Why not impose tax for holding free and fair polls, asks HC

Published: 25th April 2013 07:57 PM  |   Last Updated: 25th April 2013 07:57 PM   |  A+A-


The Calcutta High Court today asked the West Bengal government why it should not impose taxes for holding free, fair and peaceful elections in the state if it was suffering from a funds crunch.

"Why are taxes not imposed for holding elections if it has a fund crunch?" Justice Biswanath Somadder asked state Advocate General Bimal Chatterjee while hearing a petition by the State Election Commission against the state government over holding of the panchayat elections.

"Every day in the newspapers there is talk of new taxes, so why not taxes for holding elections?" Justice Somadder asked and directed the state to come up with a reply at a later date.

Chief Minister Mamata Banerjee had yesterday announced imposition of new taxes to set up a Rs 500 crore relief fund for investors allegedly duped by the Saradha group.

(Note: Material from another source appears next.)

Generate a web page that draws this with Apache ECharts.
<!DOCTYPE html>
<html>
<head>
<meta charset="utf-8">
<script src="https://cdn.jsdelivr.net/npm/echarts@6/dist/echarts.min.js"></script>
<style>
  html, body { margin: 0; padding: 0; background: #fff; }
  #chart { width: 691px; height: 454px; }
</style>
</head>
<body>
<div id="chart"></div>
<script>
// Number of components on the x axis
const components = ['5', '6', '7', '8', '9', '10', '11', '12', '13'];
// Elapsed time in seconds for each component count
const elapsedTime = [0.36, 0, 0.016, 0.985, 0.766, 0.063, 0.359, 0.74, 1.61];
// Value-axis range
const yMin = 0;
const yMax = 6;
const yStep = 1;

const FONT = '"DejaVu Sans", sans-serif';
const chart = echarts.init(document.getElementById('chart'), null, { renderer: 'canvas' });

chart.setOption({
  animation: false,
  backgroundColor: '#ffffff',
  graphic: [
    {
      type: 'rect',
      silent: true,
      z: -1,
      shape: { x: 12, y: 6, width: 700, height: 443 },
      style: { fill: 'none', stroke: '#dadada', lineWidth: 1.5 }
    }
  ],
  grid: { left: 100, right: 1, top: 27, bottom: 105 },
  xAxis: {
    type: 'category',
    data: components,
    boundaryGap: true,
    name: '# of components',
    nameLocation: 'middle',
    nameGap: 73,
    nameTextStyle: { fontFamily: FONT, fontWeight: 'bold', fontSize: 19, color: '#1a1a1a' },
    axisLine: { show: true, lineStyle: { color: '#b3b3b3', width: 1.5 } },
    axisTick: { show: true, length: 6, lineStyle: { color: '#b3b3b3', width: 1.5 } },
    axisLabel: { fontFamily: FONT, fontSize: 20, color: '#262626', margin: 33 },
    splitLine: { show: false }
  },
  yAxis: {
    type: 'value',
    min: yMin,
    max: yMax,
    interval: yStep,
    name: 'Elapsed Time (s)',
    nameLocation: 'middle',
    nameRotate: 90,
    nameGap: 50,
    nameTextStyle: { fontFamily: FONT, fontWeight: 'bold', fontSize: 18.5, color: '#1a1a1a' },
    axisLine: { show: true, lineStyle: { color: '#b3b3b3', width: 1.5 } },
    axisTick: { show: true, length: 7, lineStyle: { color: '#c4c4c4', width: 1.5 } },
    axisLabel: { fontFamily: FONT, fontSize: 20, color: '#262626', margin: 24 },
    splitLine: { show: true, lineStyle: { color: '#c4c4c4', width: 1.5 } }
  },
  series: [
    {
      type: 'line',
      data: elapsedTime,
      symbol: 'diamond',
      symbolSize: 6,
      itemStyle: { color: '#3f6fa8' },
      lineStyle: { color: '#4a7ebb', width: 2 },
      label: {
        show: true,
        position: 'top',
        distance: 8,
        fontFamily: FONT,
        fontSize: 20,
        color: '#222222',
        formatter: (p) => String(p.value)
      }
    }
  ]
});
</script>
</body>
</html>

When the AG submitted that it was common knowledge that the state had a resource crunch, Justice Somadder observed "if the resource or lack of resource can hinder holding of free, fair and peaceful elections, why not impose taxes on citizens as it is in their interest that free and fair elections are held."

Countering SEC counsel Samaraditya Pal's submission that 800 companies of central paramilitary forces were necessary for holding the panchayat elections in a free, fair and peaceful manner, Chatterjee stated "The state election commission should have taken into account the ground realities while asking for 800 companies of armed forces."

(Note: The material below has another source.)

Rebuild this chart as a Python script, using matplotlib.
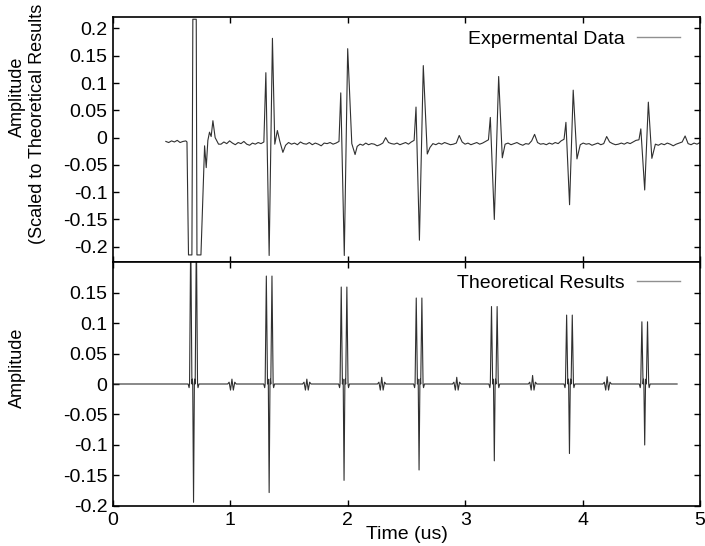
import numpy as np
import matplotlib
matplotlib.use('Agg')
import matplotlib.pyplot as plt
from matplotlib.lines import Line2D

plt.rcParams['font.family'] = ['Liberation Sans', 'DejaVu Sans']
plt.rcParams['font.size'] = 14
plt.rcParams['axes.unicode_minus'] = False

# ---- experimental data (top) ----
# first pulse, saturated, read point by point
exp_p1_t = [0.630, 0.643, 0.672, 0.680, 0.709, 0.715, 0.749, 0.780, 0.794, 0.808, 0.822, 0.836, 0.851, 0.870, 0.899]
exp_p1_a = [-0.008, -0.215, -0.215, 0.217, 0.217, -0.215, -0.215, -0.015, -0.055, -0.005, 0.010, 0.002, 0.031, 0.000, -0.012]

# pulses 2-7: lead peak, main negative, main positive, dip after
exp_small_t = [1.302, 1.940, 2.581, 3.214, 3.858, 4.496]
exp_small_a = [0.119, 0.082, 0.056, 0.037, 0.028, 0.016]
exp_neg_t = [1.330, 1.970, 2.610, 3.248, 3.889, 4.529]
exp_neg_a = [-0.216, -0.216, -0.188, -0.150, -0.123, -0.096]
exp_big_t = [1.358, 1.999, 2.643, 3.285, 3.920, 4.560]
exp_big_a = [0.182, 0.163, 0.132, 0.112, 0.087, 0.065]
exp_dip_t = [1.447, 2.062, 2.677, 3.316, 3.952, 4.590]
exp_dip_a = [-0.027, -0.031, -0.030, -0.037, -0.039, -0.038]

# extra ringing after pulses 2 and 3
exp_ring_t = [1.378, 1.400, 1.420, 2.034]
exp_ring_a = [-0.012, 0.013, -0.006, -0.011]

# noisy baseline between pulses
base_start = [0.45, 0.92, 1.47, 2.08, 2.70, 3.34, 3.98, 4.62]
base_end = [0.62, 1.285, 1.925, 2.565, 3.198, 3.842, 4.480, 5.00]
base_vals = [
    [-0.007, -0.009, -0.006, -0.008, -0.005, -0.009, -0.007, -0.006],
    [-0.012, -0.008, -0.011, -0.006, -0.010, -0.013, -0.009, -0.011, -0.007, -0.012,
     -0.014, -0.010, -0.012, -0.009, -0.011, -0.008],
    [-0.014, -0.009, -0.012, -0.010, -0.013, -0.008, -0.011, -0.012, -0.009, -0.013,
     -0.010, -0.012, -0.015, -0.010, -0.011, -0.009, -0.012, -0.010, -0.007],
    [-0.016, -0.012, -0.014, -0.010, -0.013, -0.011, -0.012, -0.015, -0.013, -0.010,
     0.000, -0.009, -0.011, -0.012, -0.010, -0.013, -0.011, -0.009, -0.012, -0.008, -0.005],
    [-0.018, -0.011, -0.013, -0.010, -0.012, -0.009, -0.011, -0.013, -0.012, -0.010,
     0.004, -0.008, -0.012, -0.010, -0.013, -0.011, -0.009, -0.012, -0.010, -0.007, -0.004],
    [-0.012, -0.010, -0.013, -0.011, -0.009, -0.012, -0.014, -0.011, -0.012, -0.006,
     0.006, -0.009, -0.012, -0.011, -0.013, -0.010, -0.012, -0.009, -0.011, -0.006, -0.003],
    [-0.013, -0.010, -0.012, -0.011, -0.014, -0.012, -0.010, -0.013, -0.011, 0.002,
     -0.008, -0.011, -0.013, -0.012, -0.010, -0.012, -0.009, -0.011, -0.008, -0.005, -0.004],
    [-0.012, -0.014, -0.011, -0.013, -0.010, -0.012, -0.015, -0.012, -0.010, -0.008,
     0.003, -0.011, -0.013, -0.010, -0.012, -0.009],
]

# ---- theoretical results (bottom) ----
theo_center = [0.686, 1.330, 1.968, 2.607, 3.248, 3.888, 4.529]
theo_pos = [0.25, 0.177, 0.159, 0.141, 0.127, 0.113, 0.102]
theo_neg = [-0.194, -0.178, -0.158, -0.141, -0.126, -0.114, -0.100]
theo_end = 4.805
wig_t = [1.013, 1.651, 2.289, 2.928, 3.574, 4.209]
wig_a = [0.008, 0.008, 0.011, 0.011, 0.014, 0.012]

# build experimental trace
et = list(exp_p1_t) + list(exp_ring_t)
ea = list(exp_p1_a) + list(exp_ring_a)
for i in range(len(exp_small_t)):
    et += [exp_small_t[i], exp_neg_t[i], exp_big_t[i], exp_dip_t[i]]
    ea += [exp_small_a[i], exp_neg_a[i], exp_big_a[i], exp_dip_a[i]]
for s, e, v in zip(base_start, base_end, base_vals):
    et += list(np.linspace(s, e, len(v)))
    ea += v
et = np.array(et)
ea = np.array(ea)
order = np.argsort(et)
et, ea = et[order], ea[order]

# build theoretical trace
spike_off = [-0.046, -0.038, -0.034, -0.024, -0.014, -0.010, -0.007, 0.0,
             0.007, 0.010, 0.014, 0.024, 0.034, 0.038, 0.046]
wig_off = [-0.036, -0.024, -0.012, 0.0, 0.012, 0.024, 0.036]
tt = [0.0, theo_end]
ta = [0.0, 0.0]
for c, p, n in zip(theo_center, theo_pos, theo_neg):
    tt += [c + o for o in spike_off]
    ta += [0, -0.006, 0, p, 0, 0.008, 0, n, 0, 0.008, 0, p, 0, -0.006, 0]
for c, a in zip(wig_t, wig_a):
    tt += [c + o for o in wig_off]
    ta += [0, 0.003, -0.010, a, -0.010, 0.003, 0]
tt = np.array(tt)
ta = np.array(ta)
order = np.argsort(tt)
tt, ta = tt[order], ta[order]

fig = plt.figure(figsize=(7.05, 5.46), dpi=100)
ax1 = fig.add_axes([0.1603, 0.5201, 0.8326, 0.4487])
ax2 = fig.add_axes([0.1603, 0.0733, 0.8326, 0.4468])

line_c = '#303030'
ax1.plot(et, ea, color=line_c, lw=0.8)
ax2.plot(tt, ta, color=line_c, lw=0.8)

ax1.set_xlim(0, 5)
ax1.set_ylim(-0.228, 0.221)
ax1.set_yticks([-0.2, -0.15, -0.1, -0.05, 0, 0.05, 0.1, 0.15, 0.2])
ax1.set_yticklabels(['-0.2', '-0.15', '-0.1', '-0.05', '0', '0.05', '0.1', '0.15', '0.2'])
ax1.set_xticks([0, 1, 2, 3, 4, 5])
ax1.tick_params(labelbottom=False)

ax2.set_xlim(0, 5)
ax2.set_ylim(-0.2, 0.2)
ax2.set_yticks([-0.2, -0.15, -0.1, -0.05, 0, 0.05, 0.1, 0.15])
ax2.set_yticklabels(['-0.2', '-0.15', '-0.1', '-0.05', '0', '0.05', '0.1', '0.15'])
ax2.set_xticks([0, 1, 2, 3, 4, 5])
ax2.set_xticklabels(['0', '1', '2', '3', '4', '5'])
ax2.set_xlabel('Time (us)', labelpad=-2)

for ax in (ax1, ax2):
    ax.tick_params(direction='in', top=True, right=True, length=4, width=1, pad=4)
    for sp in ax.spines.values():
        sp.set_linewidth(1.2)

leg_c = '#909090'
ax1.legend([Line2D([], [], color=leg_c, lw=1)], ['Expermental Data'], loc='center right',
           bbox_to_anchor=(0.966, 0.91), frameon=False, markerfirst=False,
           handlelength=2.2, handletextpad=0.65, borderpad=0, borderaxespad=0)
ax2.legend([Line2D([], [], color=leg_c, lw=1)], ['Theoretical Results'], loc='center right',
           bbox_to_anchor=(0.966, 0.914), frameon=False, markerfirst=False,
           handlelength=2.2, handletextpad=0.65, borderpad=0, borderaxespad=0)

fig.text(17 / 705, 0.822, 'Amplitude', rotation=90, ha='center', va='center', fontsize=13)
fig.text(38 / 705, 0.773, '(Scaled to Theoretical Results', rotation=90, ha='center', va='center', fontsize=13)
fig.text(17 / 705, 0.326, 'Amplitude', rotation=90, ha='center', va='center', fontsize=13)

plt.savefig('out.png', dpi=100)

Asking why the SEC was seeking 800 companies and not more or less, the AG submitted that in correspondence with the state, the SEC could not give justification for the demand, but stuck to the figure of 800 companies claiming primacy.

He also submitted that the state government had already provided Rs 100 crore of the Rs 209 crore asked by the SEC for holding the panchayat elections in the state.

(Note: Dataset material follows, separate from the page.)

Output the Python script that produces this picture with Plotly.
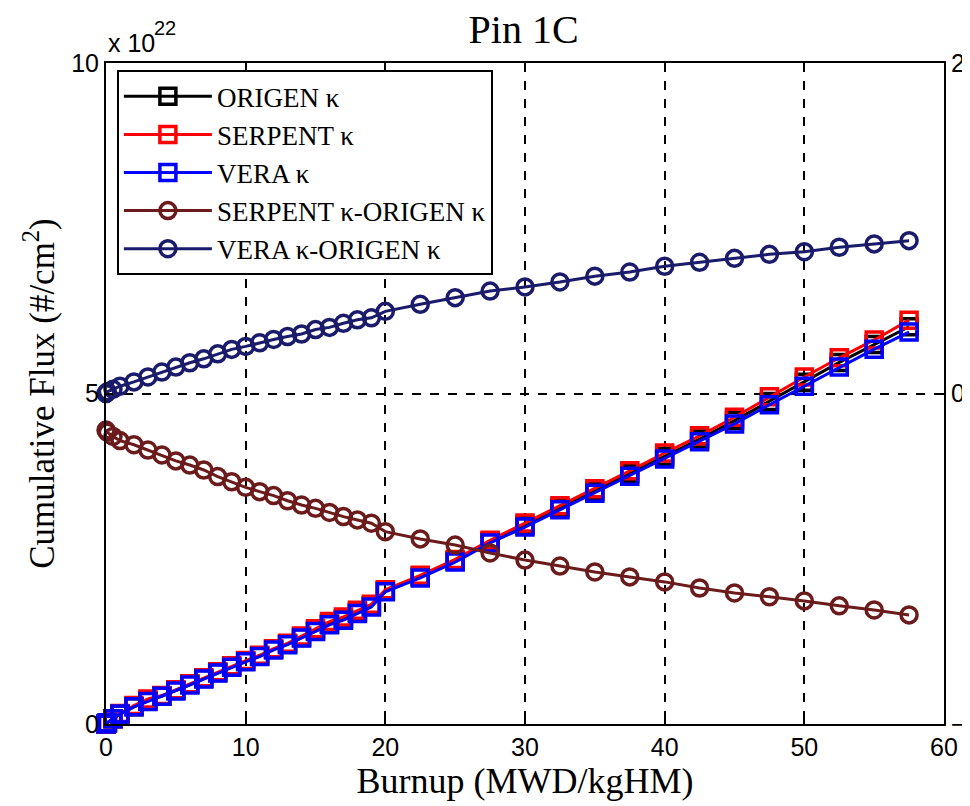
import plotly.graph_objects as go

# Burnup steps (MWD/kgHM)
burnup = [0, 0.1, 0.5, 1, 2, 3, 4, 5, 6, 7, 8, 9, 10, 11, 12, 13, 14, 15, 16, 17, 18, 19, 20,
          22.5, 25, 27.5, 30, 32.5, 35, 37.5, 40, 42.5, 45, 47.5, 50, 52.5, 55, 57.5]

# Cumulative flux (x 10^22 #/cm^2)
origen_flux = [0, 0.02, 0.08, 0.15, 0.26, 0.35, 0.42, 0.51, 0.60, 0.69, 0.78, 0.87, 0.95, 1.03,
               1.13, 1.21, 1.31, 1.41, 1.51, 1.59, 1.69, 1.79, 2.02, 2.23, 2.47, 2.76, 3.01,
               3.27, 3.52, 3.79, 4.05, 4.31, 4.59, 4.88, 5.17, 5.47, 5.74, 6.01]
serpent_flux = [0, 0.02, 0.08, 0.16, 0.28, 0.38, 0.43, 0.52, 0.61, 0.70, 0.79, 0.88, 0.96, 1.04,
                1.14, 1.22, 1.33, 1.44, 1.55, 1.62, 1.72, 1.81, 2.03, 2.25, 2.49, 2.78, 3.04,
                3.30, 3.56, 3.83, 4.10, 4.36, 4.64, 4.95, 5.25, 5.54, 5.81, 6.11]
vera_flux = [0, 0.02, 0.08, 0.15, 0.26, 0.34, 0.42, 0.50, 0.59, 0.68, 0.77, 0.86, 0.94, 1.02,
             1.12, 1.20, 1.30, 1.40, 1.50, 1.57, 1.67, 1.77, 2.00, 2.21, 2.45, 2.74, 2.98,
             3.24, 3.49, 3.75, 4.01, 4.27, 4.54, 4.83, 5.11, 5.40, 5.67, 5.93]

# Differences (right axis)
serpent_diff = [-0.221, -0.235, -0.26, -0.285, -0.31, -0.342, -0.372, -0.408, -0.433, -0.463,
                -0.503, -0.534, -0.568, -0.594, -0.618, -0.649, -0.675, -0.695, -0.72, -0.745,
                -0.765, -0.785, -0.836, -0.88, -0.917, -0.965, -1.008, -1.044, -1.08, -1.11,
                -1.14, -1.177, -1.207, -1.23, -1.255, -1.285, -1.31, -1.34]
vera_diff = [0.0, 0.01, 0.025, 0.044, 0.07, 0.10, 0.13, 0.16, 0.186, 0.21, 0.24, 0.267, 0.285,
             0.307, 0.327, 0.345, 0.36, 0.387, 0.40, 0.425, 0.446, 0.458, 0.497, 0.54, 0.58,
             0.62, 0.645, 0.675, 0.71, 0.735, 0.77, 0.794, 0.818, 0.842, 0.858, 0.885, 0.905,
             0.925]

x_ticks = [0, 10, 20, 30, 40, 50, 60]
y_ticks = [0, 5, 10]
y2_ticks = [-2, 0, 2]

serif = "Liberation Serif, Times New Roman, serif"
sans = "Liberation Sans, Arial, sans-serif"

fig = go.Figure()

def add(name, y, color, symbol, yaxis, group):
    fig.add_trace(go.Scatter(
        x=burnup, y=y, name=name, mode="lines+markers", yaxis=yaxis,
        legendgroup=group, cliponaxis=False,
        line=dict(color=color, width=3),
        marker=dict(symbol=symbol, size=16, color=color,
                    line=dict(color=color, width=3.5)),
    ))

add("ORIGEN κ", origen_flux, "#000000", "square-open", "y", "g1")
add("SERPENT κ", serpent_flux, "#FF0000", "square-open", "y", "g2")
add("VERA κ", vera_flux, "#0000FF", "square-open", "y", "g3")
add("SERPENT κ-ORIGEN κ", serpent_diff, "#6B1B1B", "circle-open", "y2", "g4")
add("VERA κ-ORIGEN κ", vera_diff, "#1B1B6B", "circle-open", "y2", "g5")

axis_common = dict(
    showline=True, linecolor="black", linewidth=2,
    ticks="inside", ticklen=7, tickwidth=2, tickcolor="black",
    tickfont=dict(family=sans, size=25, color="black"),
    zeroline=False, automargin=False,
)

fig.update_layout(
    width=962, height=798,
    paper_bgcolor="white", plot_bgcolor="white",
    margin=dict(l=98, r=26, t=55, b=82),
    title=dict(text="Pin 1C", x=0.536, xanchor="center", y=0.974, yanchor="middle",
               font=dict(family=serif, size=40, color="black"), automargin=False),
    xaxis=dict(
        range=[0, 60], tickvals=x_ticks, mirror="ticks",
        showgrid=True, gridcolor="black", griddash="dash", gridwidth=2,
        title=dict(text="Burnup (MWD/kgHM)", standoff=4,
                   font=dict(family=serif, size=36, color="black")),
        **axis_common,
    ),
    yaxis=dict(
        range=[0, 10], tickvals=y_ticks, mirror=True,
        showgrid=True, gridcolor="black", griddash="dash", gridwidth=2,
        title=dict(text="Cumulative Flux (#/cm<sup>2</sup>)", standoff=6,
                   font=dict(family=serif, size=35, color="black")),
        **axis_common,
    ),
    yaxis2=dict(
        range=[-2, 2], tickvals=y2_ticks, overlaying="y", side="right",
        showgrid=False,
        **axis_common,
    ),
    legend=dict(
        x=0.013, y=0.989, xanchor="left", yanchor="top",
        bgcolor="white", bordercolor="black", borderwidth=2,
        font=dict(family=serif, size=27, color="black"),
        itemwidth=88, tracegroupgap=2, traceorder="normal",
    ),
    showlegend=True,
    annotations=[
        dict(text="x 10", xref="paper", yref="paper", x=0.0, y=1.0,
             xanchor="left", yanchor="bottom", yshift=4, showarrow=False,
             font=dict(family=sans, size=25, color="black")),
        dict(text="22", xref="paper", yref="paper", x=0.0, y=1.0,
             xanchor="left", yanchor="bottom", yshift=22, xshift=46, showarrow=False,
             font=dict(family=sans, size=20, color="black")),
    ],
)

fig.write_html("out.html")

Earlier, concluding his argument for the SEC, Pal prayed that primacy of the commission be upheld and the court ensure that elections were held within the stipulated time.

Pal submitted that Section 42 of the West Bengal Panchayat Act was unconstitutional, but the only way it could be saved was if the court held that the SEC had primacy.

The term of the present elected panchayats in the state would expire in the first week of June.

Following notification of panchayat election by the state in two phases on April 26 and April 30, the SEC had moved the high court seeking cancellation of the dates and that Section 42 be declared ultra vires of the Constitution.

Section 42 of West Bengal Panchayat Act provides that the state government declare the panchayat elections in consultation with the SEC.